One may choose to be open about ones conversion status or try to keep the fact a secret, no matter. You will not be allowed to take pride in the fact one way or the other, and even if you are open about it you will eventually try and hide it. On the other hand, you may go so crazy from all the hoops you have to jump through hiding it that you will eventually come out of the closet with it when you finally have given up on the entire endeavor of being accepted as a Jew.

My case is kind of special. I grew up thinking I was Jewish from the moment I could first be conscious of the thought. My mother wasn’t born Jewish. She converted earlier in life to reform Judaism, met my father who was Jewish and then converted to Orthodox Judaism after me and my siblings were born when she became more aware of Orthodox Judaism. We were all then ritually processed as well, and on the 27th of Shvat I became a Jew.

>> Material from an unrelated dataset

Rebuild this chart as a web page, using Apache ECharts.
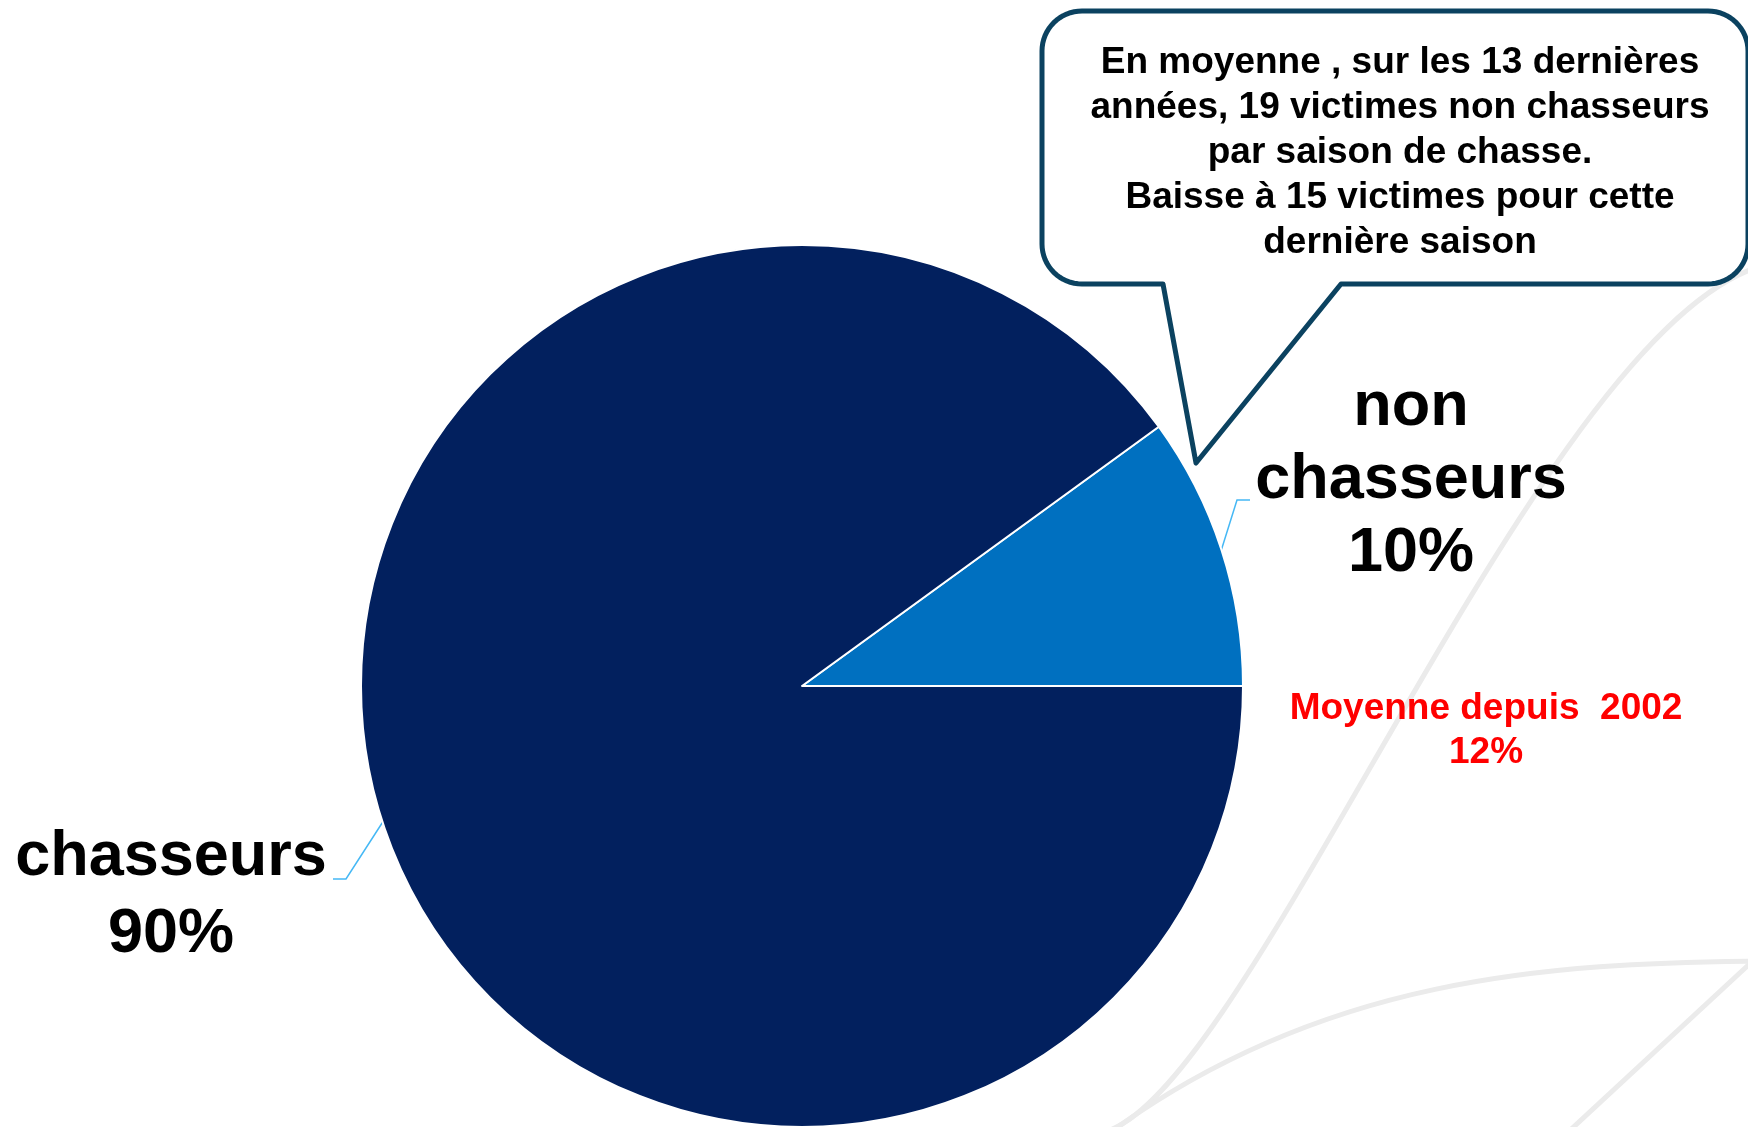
<!DOCTYPE html>
<html>
<head>
<meta charset="utf-8">
<script src="https://cdn.jsdelivr.net/npm/echarts@6/dist/echarts.min.js"></script>
<style>
html,body{margin:0;padding:0;background:#fff;}
#chart{width:1748px;height:1127px;}
</style>
</head>
<body>
<div id="chart"></div>
<script>
// ---- data ----
const categories = ['non chasseurs', 'chasseurs'];
const shares = [10, 90];
const sliceColors = ['#0070C0', '#02205E'];
const calloutLines = [
  'En moyenne , sur les 13 dernières',
  'années, 19 victimes non chasseurs',
  'par saison de chasse.',
  'Baisse à 15 victimes pour cette',
  'dernière saison'
];
const averageLines = ['Moyenne depuis  2002', '12%'];

// ---- layout ----
const FONT = '"Liberation Sans", Arial, sans-serif';
const center = [802, 686];
const radius = 441;
const labelPos = [[1411, 481], [171, 896]];
const labelLineHeights = [73, 77];
const leader = [
  [[1237, 500], [1250, 500]],
  [[346, 879], [333, 879]]
];

const chart = echarts.init(document.getElementById('chart'), null, {renderer: 'canvas'});

const bgStyle = {stroke: '#EBEBEB', lineWidth: 5, fill: null};

// callout outline with rounded corners
function arcPts(cx, cy, r, a0, a1) {
  const pts = [];
  const n = 16;
  for (let k = 0; k <= n; k++) {
    const a = a0 + (a1 - a0) * k / n;
    pts.push([cx + r * Math.cos(a), cy + r * Math.sin(a)]);
  }
  return pts;
}
const L = 1042, T = 11, R = 1748, B = 284, RAD = 40;
const calloutPts = [].concat(
  arcPts(L + RAD, T + RAD, RAD, Math.PI, 1.5 * Math.PI),
  arcPts(R - RAD, T + RAD, RAD, 1.5 * Math.PI, 2 * Math.PI),
  arcPts(R - RAD, B - RAD, RAD, 0, 0.5 * Math.PI),
  [[1341, B], [1196, 463], [1163, B]],
  arcPts(L + RAD, B - RAD, RAD, 0.5 * Math.PI, Math.PI)
);

const data = categories.map((c, i) => ({
  name: c,
  value: shares[i],
  itemStyle: {color: sliceColors[i]},
  label: {lineHeight: labelLineHeights[i]}
}));

chart.setOption({
  animation: false,
  backgroundColor: '#ffffff',
  graphic: [
    {type: 'bezierCurve', silent: true, z: -10,
     shape: {x1: 1762, y1: 266, cpx1: 1540, cpy1: 328, cpx2: 1250, cpy2: 1095, x2: 1104, y2: 1132},
     style: bgStyle},
    {type: 'bezierCurve', silent: true, z: -10,
     shape: {x1: 1762, y1: 961, cpx1: 1548, cpy1: 963, cpx2: 1322, cpy2: 977, x2: 1108, y2: 1134},
     style: bgStyle},
    {type: 'line', silent: true, z: -10,
     shape: {x1: 1756, y1: 958, x2: 1566, y2: 1134},
     style: bgStyle},
    {
      type: 'polygon',
      z: 100,
      shape: {points: calloutPts},
      style: {fill: '#ffffff', stroke: '#0B4260', lineWidth: 5, lineJoin: 'round'}
    },
    {
      type: 'text',
      z: 101,
      x: 1400, y: 153,
      style: {
        text: calloutLines.join('\n'),
        font: 'bold 37px ' + FONT,
        fill: '#000000',
        align: 'center',
        verticalAlign: 'middle',
        lineHeight: 45
      }
    },
    {
      type: 'text',
      z: 101,
      x: 1486, y: 731,
      style: {
        text: averageLines.join('\n'),
        font: 'bold 37px ' + FONT,
        fill: '#FF0000',
        align: 'center',
        verticalAlign: 'middle',
        lineHeight: 44
      }
    }
  ],
  series: [{
    type: 'pie',
    center: center,
    radius: radius,
    startAngle: 36,
    clockwise: true,
    selectedMode: false,
    emphasis: {disabled: true},
    itemStyle: {borderColor: '#ffffff', borderWidth: 2},
    data: data,
    label: {
      show: true,
      position: 'outside',
      formatter: p => p.name.replace(' ', '\n') + '\n' + Math.round(p.percent) + '%',
      fontFamily: FONT,
      fontWeight: 'bold',
      fontSize: 63,
      lineHeight: 74,
      color: '#000000',
      align: 'center'
    },
    labelLine: {
      show: true,
      length: 30,
      length2: 15,
      lineStyle: {color: '#45B8F5', width: 1.5}
    },
    labelLayout: function (params) {
      const i = params.dataIndex;
      let p0;
      if (params.labelLinePoints && params.labelLinePoints[0]) {
        p0 = params.labelLinePoints[0];
      } else {
        const ang = (i === 0 ? 18 : 198) * Math.PI / 180;
        p0 = [center[0] + radius * Math.cos(ang), center[1] - radius * Math.sin(ang)];
      }
      return {
        x: labelPos[i][0],
        y: labelPos[i][1],
        align: 'center',
        verticalAlign: 'middle',
        labelLinePoints: [p0, leader[i][0], leader[i][1]]
      };
    }
  }]
});
</script>
</body>
</html>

Among other issues religion became a problem between them and my parents divorced not long afterward. My father was never again to play a relevant role—for my mother or my siblings—as far as our communal lives in the community we lived in were concerned. He moved away to another state and that was that.

We became a kind of an anomaly that our orthodox friends just didn’t understand. (Being a convert was bad enough, but divorced?) So, Early on my mother decided that we would keep our status a secret after several run ins with rabbi’s wives who tried, in some sort of effort, to let my mom know that she would never be excepted in the community, that we kids probably would be, but that she would never be. I think that after those conversations my mother suffered a heartbreak that was worse than all the pain my father leaving could ever have inflicted. She had literally begun her journey into Judaism at age 12 and dedicated herself to it throughout all her adult life and here were all these people of some distinction telling her that as much as she had transformed her entire life and world for Judaism she would never really be considered a Jew.

It must have been with echoes of my grandfather’s voice in her mind at a young age telling her that those people would never accept her that she told me as young child of no older than 6 that I was never to ever tell anyone that she was a convert. At the time I though a convert was something like a democrat, I didn’t really understand. And for years I didn’t need to, until I myself began to feel my mother’s pain reverberate in my heart when I first began to experience feelings of otherness and shame for what I was, a convert to Judaism; a convert desperately trying to keep his secret otherness hidden in the proverbial closet, out of mind and out site.

This is really the beginning in a nutshell.